At 9.24am, around 45 minutes after setting out from Kadashole, the battalion comes under fire, hits the grassy ground and takes position

Jawans load the 51mm mortar, a recent high-
explosive addition to the CRPF inventory, and fire

The march continues through the jungle

Ramgarh, July 27: The Maoist firepower in Lalgarh has so far been basic or imaginary.

If the number of duds found between yesterday and today were real, the central forces would have found themselves in a far more tricky situation.

This afternoon, a foray from Lalgarh towards Ramgarh was diverted after a mine went off near the village of Hariharpur-Pathardanga. It is also People’s Committee Against Police Atrocities spokesperson Chhatradhar Mahato’s village, about two-and-a-half kilometre from Lalgarh police station.

In contrast, the firepower of the CRPF is new. Its troopers carry automatic rifles — AK-47s and Insas — and also 7.62mm Light Machine Guns. The 51mm mortar is a recent addition to its inventory.

But, surprisingly, and probably for the first time, the CRPF has shown in Lalgarh that it possesses the CGRL, the Carl Gustav Rocket Launcher, of Bofors heritage.

The 51mm mortar should ideally fall in the category of light artillery. Never was a police force in India — the CRPF is after all a police force — known to be equipped with such a weapon. “I don’t think we will have to use it,” said the deputy commandant and battalion major Firoz Kujur. “They (the Maoists) don’t have defences that have to be destroyed by it,” he said.

The CRPF did not want it to be photographed. But it was unmistakable. The weapon has been displayed in a defence exhibition in Delhi.

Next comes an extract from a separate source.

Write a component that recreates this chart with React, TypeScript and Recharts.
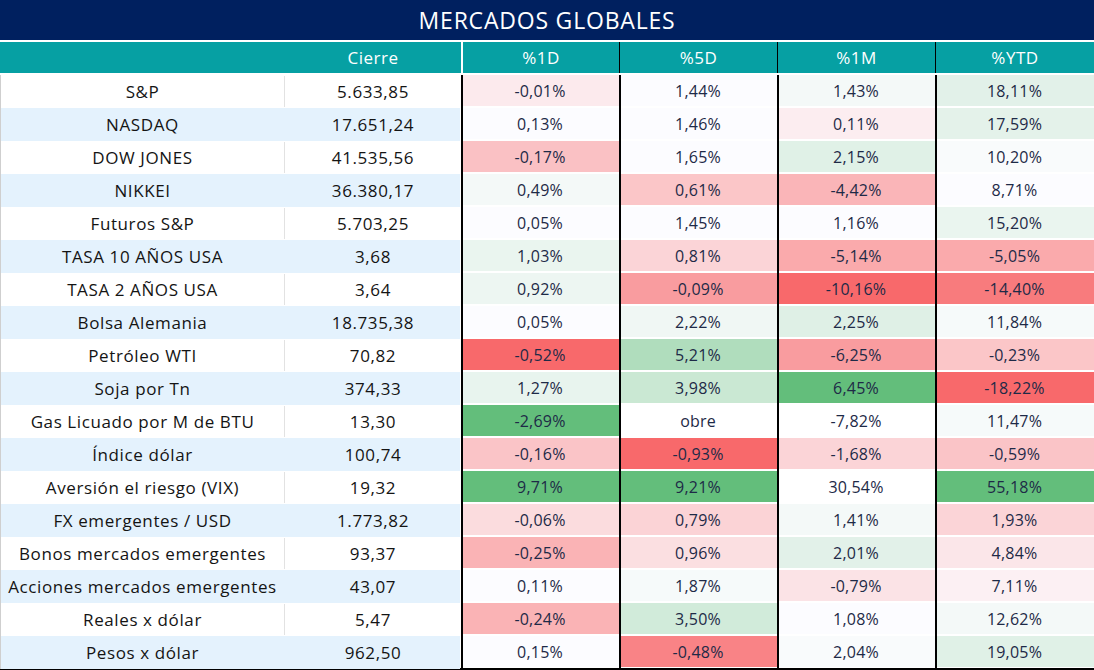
import { Bar, BarChart, XAxis, YAxis } from 'recharts'

const TITLE = 'MERCADOS GLOBALES'
const HEADERS = ['', 'Cierre', '%1D', '%5D', '%1M', '%YTD']

const NAMES = [
  'S&P', 'NASDAQ', 'DOW JONES', 'NIKKEI', 'Futuros S&P', 'TASA 10 AÑOS USA', 'TASA 2 AÑOS USA',
  'Bolsa Alemania', 'Petróleo WTI', 'Soja por Tn', 'Gas Licuado por M de BTU', 'Índice dólar',
  'Aversión el riesgo (VIX)', 'FX emergentes / USD', 'Bonos mercados emergentes',
  'Acciones mercados emergentes', 'Reales x dólar', 'Pesos x dólar',
]
const CIERRE = [5633.85, 17651.24, 41535.56, 36380.17, 5703.25, 3.68, 3.64, 18735.38, 70.82, 374.33, 13.3, 100.74, 19.32, 1773.82, 93.37, 43.07, 5.47, 962.5]

const PCT_1D = [-0.01, 0.13, -0.17, 0.49, 0.05, 1.03, 0.92, 0.05, -0.52, 1.27, -2.69, -0.16, 9.71, -0.06, -0.25, 0.11, -0.24, 0.15]
const PCT_5D: (number | string)[] = [1.44, 1.46, 1.65, 0.61, 1.45, 0.81, -0.09, 2.22, 5.21, 3.98, 'obre', -0.93, 9.21, 0.79, 0.96, 1.87, 3.5, -0.48]
const PCT_1M = [1.43, 0.11, 2.15, -4.42, 1.16, -5.14, -10.16, 2.25, -6.25, 6.45, -7.82, -1.68, 30.54, 1.41, 2.01, -0.79, 1.08, 2.04]
const PCT_YTD = [18.11, 17.59, 10.2, 8.71, 15.2, -5.05, -14.4, 11.84, -0.23, -18.22, 11.47, -0.59, 55.18, 1.93, 4.84, 7.11, 12.62, 19.05]

// escala de color tal como sale en la planilla (-1 rojo, 0 blanco, 1 verde, null sin formato)
const HEAT_1D = [-0.12, 0, -0.4, 0.05, 0, 0.12, 0.1, 0, -1, 0.13, 1, -0.38, 1, -0.22, -0.5, 0, -0.5, 0]
const HEAT_5D = [0, 0, 0, -0.37, 0, -0.27, -0.65, 0.08, 0.5, 0.33, null, -1, 1, -0.28, -0.2, 0.04, 0.28, -0.82]
const HEAT_1M = [0.05, -0.1, 0.18, -0.48, 0, -0.56, -1, 0.19, -0.65, 1, null, -0.27, null, 0.05, 0.17, -0.17, 0, 0.02]
const HEAT_YTD = [0.17, 0.16, 0.02, 0, 0.12, -0.56, -0.88, 0.04, -0.37, -1, 0.04, -0.38, 1, -0.27, -0.15, -0.08, 0.05, 0.18]

const PCT_COLS = [PCT_1D, PCT_5D, PCT_1M, PCT_YTD]
const HEAT_COLS = [HEAT_1D, HEAT_5D, HEAT_1M, HEAT_YTD]

const COL_W = [285, 176, 158, 158, 158, 159]
const TOTAL_W = COL_W.reduce((a, b) => a + b, 0)
const ROW_H = 33
const FONT = '"Open Sans", Lato, sans-serif'

const NAVY = '#00205f'
const TEAL = '#06a0a3'
const ROW_BLUE = '#e4f2fd'
const TXT = '#141414'
const TXT_PCT = '#1e2a47'

const RED = [248, 105, 107]
const MID = [252, 252, 255]
const GREEN = [99, 190, 123]

function heatColor(h: number | null) {
  if (h === null) return '#ffffff'
  const t = Math.min(1, Math.abs(h))
  const end = h < 0 ? RED : GREEN
  const c = MID.map((m, k) => Math.round(m + (end[k] - m) * t))
  return `rgb(${c[0]},${c[1]},${c[2]})`
}

function fmt(v: number) {
  const [int, dec] = Math.abs(v).toFixed(2).split('.')
  const grouped = int.replace(/\B(?=(\d{3})+(?!\d))/g, '.')
  return (v < 0 ? '-' : '') + grouped + ',' + dec
}

const rows = NAMES.map((name, i) => ({
  name,
  i,
  c0: COL_W[0], c1: COL_W[1], c2: COL_W[2], c3: COL_W[3], c4: COL_W[4], c5: COL_W[5],
}))

function cellShape(col: number) {
  return (props: any) => {
    const { x, y, width, height, payload } = props
    const i = payload.i as number
    const cx = x + width / 2
    const cy = y + height / 2
    if (col < 2) {
      const fill = i % 2 === 1 ? ROW_BLUE : '#ffffff'
      const label = col === 0 ? NAMES[i] : fmt(CIERRE[i])
      return (
        <g>
          <rect x={x} y={y} width={col === 1 ? width - 1 : width} height={height} fill={fill} />
          {col === 0 && i % 2 === 0 && (
            <line x1={x + width} x2={x + width} y1={y + 1} y2={y + height - 1} stroke="#d9d9d9" strokeWidth={1.5} />
          )}
          {col === 0 && <line x1={x + 0.5} x2={x + 0.5} y1={y} y2={y + height} stroke="#cfcfcf" strokeWidth={1} />}
          <text x={cx} y={cy} textAnchor="middle" dominantBaseline="central" fontSize={17}
            letterSpacing={0.6} fontFamily={FONT} fill={TXT}>{label}</text>
        </g>
      )
    }
    const p = col - 2
    const v = PCT_COLS[p][i]
    const label = typeof v === 'number' ? `${fmt(v)}%` : v
    return (
      <g>
        <rect x={x} y={y} width={width} height={height - 2} fill={heatColor(HEAT_COLS[p][i])} />
        <line x1={x + 1} x2={x + 1} y1={y} y2={y + height} stroke="#000" strokeWidth={2} />
        <text x={cx} y={cy - 1} textAnchor="middle" dominantBaseline="central" fontSize={16}
          letterSpacing={0.2} fontFamily={FONT} fill={TXT_PCT}>{label}</text>
      </g>
    )
  }
}

export default function App() {
  return (
    <div style={{ position: 'absolute', left: 0, top: 0, width: 1094, height: 670, background: '#fff', fontFamily: FONT }}>
      <div style={{ height: 40, background: NAVY, color: '#fff', fontSize: 23, lineHeight: '40px', textAlign: 'center', letterSpacing: 0.8 }}>
        {TITLE}
      </div>
      <div style={{ display: 'flex', marginTop: 2, height: 31, background: TEAL }}>
        {HEADERS.map((h, k) => (
          <div key={k} style={{
            width: COL_W[k],
            boxSizing: 'border-box',
            color: '#fff', fontSize: 17, lineHeight: '31px', textAlign: 'center', letterSpacing: 0.5,
            borderLeft: k === 2 ? '2px solid #fff' : k > 2 ? '1.5px solid #000' : 'none',
          }}>{h}</div>
        ))}
      </div>
      <div style={{ marginTop: 2 }}>
        <BarChart width={TOTAL_W} height={ROW_H * NAMES.length} data={rows} layout="vertical"
          margin={{ top: 0, right: 0, bottom: 0, left: 0 }} barCategoryGap={0}>
          <XAxis type="number" domain={[0, TOTAL_W]} hide />
          <YAxis type="category" dataKey="name" hide />
          {[0, 1, 2, 3, 4, 5].map((c) => (
            <Bar key={c} dataKey={`c${c}`} stackId="t" isAnimationActive={false} shape={cellShape(c)} />
          ))}
        </BarChart>
      </div>
      <div style={{ height: 2, background: '#000', marginTop: -1 }} />
    </div>
  )
}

Indeed, the CRPF’s 66 battalion in operation here looks like an infantry battalion of the army from the 1990s. The army’s infantry battalions today are far better equipped and their tactics, too, are different, probably even more time-consuming. But the CRPF is ranged against the Maoists who, by their own admission, have only a militia or, at best, a guerrilla army.

The CRPF troops in this operation are also, in military parlance, “battle-inoculated”.

“This terrain is good for us,” a CRPF platoon commander said. “This is not hilly (such areas are hazardous even for seasoned troops),” he added. This is in marked contrast to what Bengal police personnel say. They complain about the jungles.

Unlike the Bengal Armed Police that fled last Saturday after an explosion in their first foray outside Pingboni, the village that was a virtual border in Lalgarh’s north, the CRPF troops are cool about facing fire. The Maoist rebels in retreat can at best hope to launch attacks on the police after they set up camps.

Four days ago, in Boropelia, a village under the control of the people’s committee and also the Maoists, a middle-aged man, asked about the Maoist resistance, said: “Even the snake that has no poison bares its fangs. We will bare our fangs.”

Boropelia village is on the road between Lalgarh and Ramgarh. It may be targeted tomorrow in an offensive by the state forces from both ends.